→ TASK STATEMENT
Make an exact copy, from the records below, of the lines from the line containing "Clone this chart in Apache ECharts." to the line containing "var myChart = echarts.init(document.getElementById('main'));", both lines included, excluding pictures.

→ INPUT
.....
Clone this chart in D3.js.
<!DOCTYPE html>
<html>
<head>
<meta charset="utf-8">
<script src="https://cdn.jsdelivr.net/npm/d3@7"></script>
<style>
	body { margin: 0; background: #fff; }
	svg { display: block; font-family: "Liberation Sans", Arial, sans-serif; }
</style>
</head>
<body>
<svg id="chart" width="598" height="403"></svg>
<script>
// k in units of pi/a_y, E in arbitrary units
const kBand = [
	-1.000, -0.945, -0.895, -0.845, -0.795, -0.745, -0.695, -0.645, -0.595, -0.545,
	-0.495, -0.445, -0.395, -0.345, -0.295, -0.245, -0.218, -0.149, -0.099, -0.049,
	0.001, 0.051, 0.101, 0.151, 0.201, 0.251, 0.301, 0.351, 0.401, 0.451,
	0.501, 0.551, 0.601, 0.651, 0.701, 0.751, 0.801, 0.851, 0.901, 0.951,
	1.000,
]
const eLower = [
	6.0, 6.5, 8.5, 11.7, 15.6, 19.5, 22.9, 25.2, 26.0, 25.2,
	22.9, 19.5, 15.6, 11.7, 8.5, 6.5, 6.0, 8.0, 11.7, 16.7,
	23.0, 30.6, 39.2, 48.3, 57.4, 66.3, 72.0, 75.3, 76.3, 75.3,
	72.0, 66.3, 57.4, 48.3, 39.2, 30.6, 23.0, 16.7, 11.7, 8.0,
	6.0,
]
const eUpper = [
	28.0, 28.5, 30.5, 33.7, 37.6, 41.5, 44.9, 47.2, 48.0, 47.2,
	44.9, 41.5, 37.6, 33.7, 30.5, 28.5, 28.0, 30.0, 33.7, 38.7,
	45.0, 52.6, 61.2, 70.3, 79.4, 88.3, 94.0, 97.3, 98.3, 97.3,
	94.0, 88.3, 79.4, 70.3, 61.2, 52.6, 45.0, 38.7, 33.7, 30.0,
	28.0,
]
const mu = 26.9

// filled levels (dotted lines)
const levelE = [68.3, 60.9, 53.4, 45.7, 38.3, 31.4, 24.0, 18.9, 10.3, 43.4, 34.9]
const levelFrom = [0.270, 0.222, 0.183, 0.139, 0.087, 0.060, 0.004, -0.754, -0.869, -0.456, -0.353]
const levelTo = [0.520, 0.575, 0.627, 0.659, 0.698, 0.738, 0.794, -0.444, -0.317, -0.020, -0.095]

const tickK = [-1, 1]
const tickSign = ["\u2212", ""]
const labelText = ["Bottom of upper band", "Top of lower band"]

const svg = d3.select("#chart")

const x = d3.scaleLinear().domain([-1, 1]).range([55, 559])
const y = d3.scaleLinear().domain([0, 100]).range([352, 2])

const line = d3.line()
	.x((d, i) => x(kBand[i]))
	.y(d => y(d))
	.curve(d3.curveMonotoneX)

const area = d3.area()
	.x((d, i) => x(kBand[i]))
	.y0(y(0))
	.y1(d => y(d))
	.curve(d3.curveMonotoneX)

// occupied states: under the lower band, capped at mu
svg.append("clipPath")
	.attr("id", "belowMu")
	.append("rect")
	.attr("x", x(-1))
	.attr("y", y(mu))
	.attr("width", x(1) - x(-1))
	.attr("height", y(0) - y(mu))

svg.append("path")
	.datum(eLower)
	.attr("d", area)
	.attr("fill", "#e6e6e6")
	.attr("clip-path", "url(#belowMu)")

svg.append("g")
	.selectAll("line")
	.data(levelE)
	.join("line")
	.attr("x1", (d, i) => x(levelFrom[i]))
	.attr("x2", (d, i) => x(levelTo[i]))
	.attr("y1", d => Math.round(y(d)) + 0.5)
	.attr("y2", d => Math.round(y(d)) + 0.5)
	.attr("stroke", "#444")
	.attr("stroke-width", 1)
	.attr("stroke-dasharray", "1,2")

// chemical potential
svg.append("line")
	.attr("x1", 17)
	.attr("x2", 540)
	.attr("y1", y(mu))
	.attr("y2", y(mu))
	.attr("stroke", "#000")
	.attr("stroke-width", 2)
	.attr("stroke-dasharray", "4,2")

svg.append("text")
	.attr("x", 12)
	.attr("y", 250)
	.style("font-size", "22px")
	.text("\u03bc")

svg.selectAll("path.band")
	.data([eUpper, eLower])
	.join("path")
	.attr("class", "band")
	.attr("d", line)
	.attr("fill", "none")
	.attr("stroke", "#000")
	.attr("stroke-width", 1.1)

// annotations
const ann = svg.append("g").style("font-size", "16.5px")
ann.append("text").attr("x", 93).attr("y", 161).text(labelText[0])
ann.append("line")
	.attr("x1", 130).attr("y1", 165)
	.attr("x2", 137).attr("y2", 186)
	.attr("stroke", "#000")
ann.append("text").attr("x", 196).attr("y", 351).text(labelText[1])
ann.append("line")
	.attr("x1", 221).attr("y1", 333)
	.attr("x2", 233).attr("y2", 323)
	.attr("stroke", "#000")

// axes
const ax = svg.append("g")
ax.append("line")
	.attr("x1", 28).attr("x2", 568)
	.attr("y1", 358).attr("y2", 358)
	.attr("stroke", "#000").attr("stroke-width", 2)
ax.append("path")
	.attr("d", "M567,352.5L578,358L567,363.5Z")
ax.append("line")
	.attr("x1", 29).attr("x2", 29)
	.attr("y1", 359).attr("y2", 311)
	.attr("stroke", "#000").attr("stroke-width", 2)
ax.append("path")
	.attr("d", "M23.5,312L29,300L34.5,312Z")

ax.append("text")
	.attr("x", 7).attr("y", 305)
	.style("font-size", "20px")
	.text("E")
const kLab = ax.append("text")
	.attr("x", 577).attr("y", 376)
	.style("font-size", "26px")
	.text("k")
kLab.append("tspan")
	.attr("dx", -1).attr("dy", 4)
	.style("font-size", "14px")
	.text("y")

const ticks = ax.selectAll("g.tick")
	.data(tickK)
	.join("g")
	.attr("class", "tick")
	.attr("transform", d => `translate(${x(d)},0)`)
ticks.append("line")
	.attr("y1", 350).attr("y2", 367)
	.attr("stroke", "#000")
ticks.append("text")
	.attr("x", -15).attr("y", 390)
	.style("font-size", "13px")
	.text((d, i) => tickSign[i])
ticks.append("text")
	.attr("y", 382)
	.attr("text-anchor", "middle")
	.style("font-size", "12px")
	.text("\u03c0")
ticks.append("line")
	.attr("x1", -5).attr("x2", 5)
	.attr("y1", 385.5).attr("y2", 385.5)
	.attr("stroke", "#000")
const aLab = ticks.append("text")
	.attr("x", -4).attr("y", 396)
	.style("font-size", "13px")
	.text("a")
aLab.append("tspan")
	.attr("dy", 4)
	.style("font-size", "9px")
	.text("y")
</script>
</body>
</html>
.....
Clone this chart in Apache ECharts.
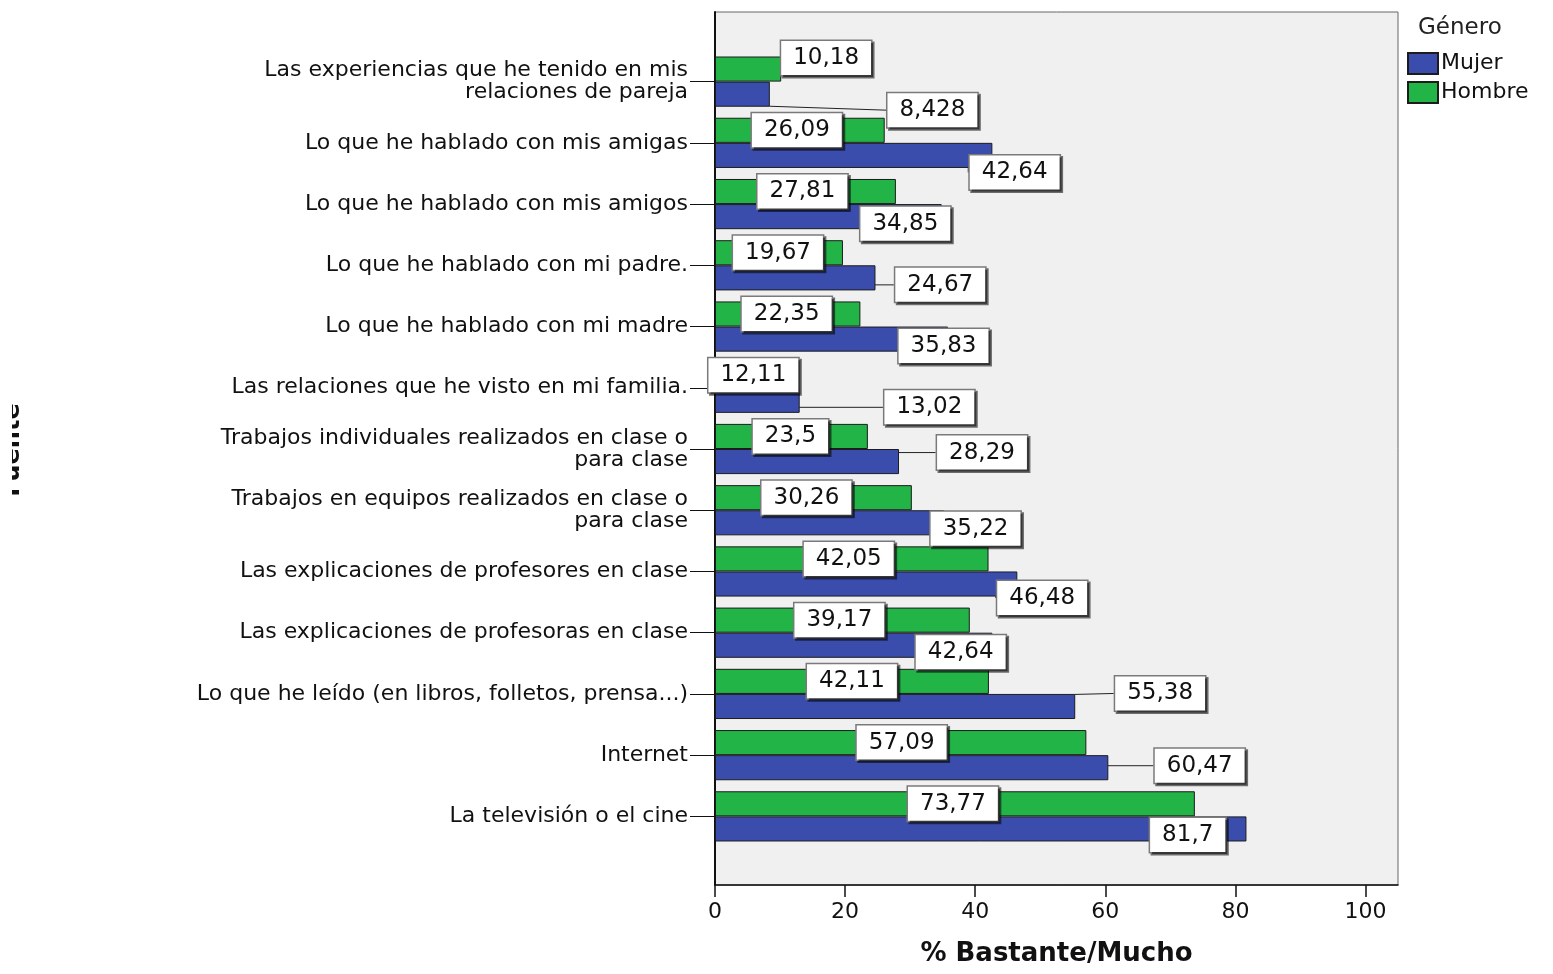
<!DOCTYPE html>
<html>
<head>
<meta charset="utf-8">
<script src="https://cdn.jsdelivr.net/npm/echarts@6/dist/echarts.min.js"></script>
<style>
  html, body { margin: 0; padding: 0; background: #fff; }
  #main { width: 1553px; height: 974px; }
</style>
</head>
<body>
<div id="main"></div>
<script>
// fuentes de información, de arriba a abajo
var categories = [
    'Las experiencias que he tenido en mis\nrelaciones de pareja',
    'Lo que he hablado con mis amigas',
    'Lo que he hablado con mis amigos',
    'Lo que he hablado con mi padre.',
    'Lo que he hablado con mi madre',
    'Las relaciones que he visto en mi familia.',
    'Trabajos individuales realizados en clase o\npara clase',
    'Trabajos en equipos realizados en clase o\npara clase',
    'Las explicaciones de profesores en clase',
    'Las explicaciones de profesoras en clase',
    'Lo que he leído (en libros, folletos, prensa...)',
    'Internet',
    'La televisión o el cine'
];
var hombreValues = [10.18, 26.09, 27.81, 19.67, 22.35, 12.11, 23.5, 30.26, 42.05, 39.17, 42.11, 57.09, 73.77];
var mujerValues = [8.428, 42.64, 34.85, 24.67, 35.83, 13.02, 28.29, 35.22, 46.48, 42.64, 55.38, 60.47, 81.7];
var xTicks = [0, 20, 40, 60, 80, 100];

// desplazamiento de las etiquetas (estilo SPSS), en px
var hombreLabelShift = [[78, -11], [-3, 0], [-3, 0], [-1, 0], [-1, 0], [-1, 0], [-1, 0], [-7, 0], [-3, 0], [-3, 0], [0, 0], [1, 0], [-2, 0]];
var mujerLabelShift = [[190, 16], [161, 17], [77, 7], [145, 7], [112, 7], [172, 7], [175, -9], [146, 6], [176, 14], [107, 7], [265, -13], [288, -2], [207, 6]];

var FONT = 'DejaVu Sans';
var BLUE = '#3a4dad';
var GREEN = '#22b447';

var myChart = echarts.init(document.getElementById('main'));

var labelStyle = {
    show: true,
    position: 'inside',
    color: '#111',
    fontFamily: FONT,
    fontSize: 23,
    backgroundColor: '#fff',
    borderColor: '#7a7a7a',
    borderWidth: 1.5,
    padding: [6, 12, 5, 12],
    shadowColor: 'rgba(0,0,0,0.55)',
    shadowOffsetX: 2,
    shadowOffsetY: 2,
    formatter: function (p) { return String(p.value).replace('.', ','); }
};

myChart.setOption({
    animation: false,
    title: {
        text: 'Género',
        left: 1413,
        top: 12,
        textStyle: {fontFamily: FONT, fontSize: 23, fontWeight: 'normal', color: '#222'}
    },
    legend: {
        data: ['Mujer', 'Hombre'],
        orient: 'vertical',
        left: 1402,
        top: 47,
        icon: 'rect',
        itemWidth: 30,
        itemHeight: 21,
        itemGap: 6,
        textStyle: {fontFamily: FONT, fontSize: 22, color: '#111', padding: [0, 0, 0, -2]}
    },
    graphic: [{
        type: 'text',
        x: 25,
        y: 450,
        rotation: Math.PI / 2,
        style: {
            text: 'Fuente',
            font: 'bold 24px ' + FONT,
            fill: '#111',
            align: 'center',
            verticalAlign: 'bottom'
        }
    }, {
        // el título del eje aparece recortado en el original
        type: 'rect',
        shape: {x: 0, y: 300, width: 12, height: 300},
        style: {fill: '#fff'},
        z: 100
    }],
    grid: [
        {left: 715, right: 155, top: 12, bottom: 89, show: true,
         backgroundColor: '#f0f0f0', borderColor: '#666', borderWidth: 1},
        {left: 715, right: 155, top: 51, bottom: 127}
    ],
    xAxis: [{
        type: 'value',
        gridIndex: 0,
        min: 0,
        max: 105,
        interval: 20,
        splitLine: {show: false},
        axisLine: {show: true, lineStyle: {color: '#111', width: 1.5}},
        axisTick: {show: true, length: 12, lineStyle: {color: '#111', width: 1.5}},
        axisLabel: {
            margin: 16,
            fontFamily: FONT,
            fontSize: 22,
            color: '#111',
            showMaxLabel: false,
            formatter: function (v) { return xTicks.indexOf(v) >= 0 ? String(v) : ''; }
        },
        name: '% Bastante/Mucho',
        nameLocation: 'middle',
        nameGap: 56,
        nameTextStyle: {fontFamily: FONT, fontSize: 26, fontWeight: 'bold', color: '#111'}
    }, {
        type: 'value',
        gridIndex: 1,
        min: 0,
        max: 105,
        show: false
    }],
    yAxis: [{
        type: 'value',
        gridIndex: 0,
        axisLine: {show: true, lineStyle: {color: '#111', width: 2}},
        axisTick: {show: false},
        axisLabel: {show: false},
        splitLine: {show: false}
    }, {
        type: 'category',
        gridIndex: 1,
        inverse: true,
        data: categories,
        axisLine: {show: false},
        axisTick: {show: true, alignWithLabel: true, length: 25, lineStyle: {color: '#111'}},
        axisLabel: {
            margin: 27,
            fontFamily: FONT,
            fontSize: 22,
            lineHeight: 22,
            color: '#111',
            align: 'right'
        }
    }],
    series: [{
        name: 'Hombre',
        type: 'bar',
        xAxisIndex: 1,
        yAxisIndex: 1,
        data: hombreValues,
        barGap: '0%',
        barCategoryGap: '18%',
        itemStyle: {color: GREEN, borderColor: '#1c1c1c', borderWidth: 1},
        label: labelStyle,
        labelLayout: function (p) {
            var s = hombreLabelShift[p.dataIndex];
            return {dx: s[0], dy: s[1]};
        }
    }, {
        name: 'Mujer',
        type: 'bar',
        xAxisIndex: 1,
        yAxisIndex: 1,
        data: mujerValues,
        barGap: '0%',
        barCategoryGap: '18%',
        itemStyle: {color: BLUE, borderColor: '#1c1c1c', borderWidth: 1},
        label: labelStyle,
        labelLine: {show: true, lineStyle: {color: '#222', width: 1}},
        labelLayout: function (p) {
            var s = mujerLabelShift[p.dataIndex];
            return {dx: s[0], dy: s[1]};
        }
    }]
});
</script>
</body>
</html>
.....
→ REPLY
Clone this chart in Apache ECharts.
<!DOCTYPE html>
<html>
<head>
<meta charset="utf-8">
<script src="https://cdn.jsdelivr.net/npm/echarts@6/dist/echarts.min.js"></script>
<style>
  html, body { margin: 0; padding: 0; background: #fff; }
  #main { width: 1553px; height: 974px; }
</style>
</head>
<body>
<div id="main"></div>
<script>
// fuentes de información, de arriba a abajo
var categories = [
    'Las experiencias que he tenido en mis\nrelaciones de pareja',
    'Lo que he hablado con mis amigas',
    'Lo que he hablado con mis amigos',
    'Lo que he hablado con mi padre.',
    'Lo que he hablado con mi madre',
    'Las relaciones que he visto en mi familia.',
    'Trabajos individuales realizados en clase o\npara clase',
    'Trabajos en equipos realizados en clase o\npara clase',
    'Las explicaciones de profesores en clase',
    'Las explicaciones de profesoras en clase',
    'Lo que he leído (en libros, folletos, prensa...)',
    'Internet',
    'La televisión o el cine'
];
var hombreValues = [10.18, 26.09, 27.81, 19.67, 22.35, 12.11, 23.5, 30.26, 42.05, 39.17, 42.11, 57.09, 73.77];
var mujerValues = [8.428, 42.64, 34.85, 24.67, 35.83, 13.02, 28.29, 35.22, 46.48, 42.64, 55.38, 60.47, 81.7];
var xTicks = [0, 20, 40, 60, 80, 100];

// desplazamiento de las etiquetas (estilo SPSS), en px
var hombreLabelShift = [[78, -11], [-3, 0], [-3, 0], [-1, 0], [-1, 0], [-1, 0], [-1, 0], [-7, 0], [-3, 0], [-3, 0], [0, 0], [1, 0], [-2, 0]];
var mujerLabelShift = [[190, 16], [161, 17], [77, 7], [145, 7], [112, 7], [172, 7], [175, -9], [146, 6], [176, 14], [107, 7], [265, -13], [288, -2], [207, 6]];

var FONT = 'DejaVu Sans';
var BLUE = '#3a4dad';
var GREEN = '#22b447';

var myChart = echarts.init(document.getElementById('main'));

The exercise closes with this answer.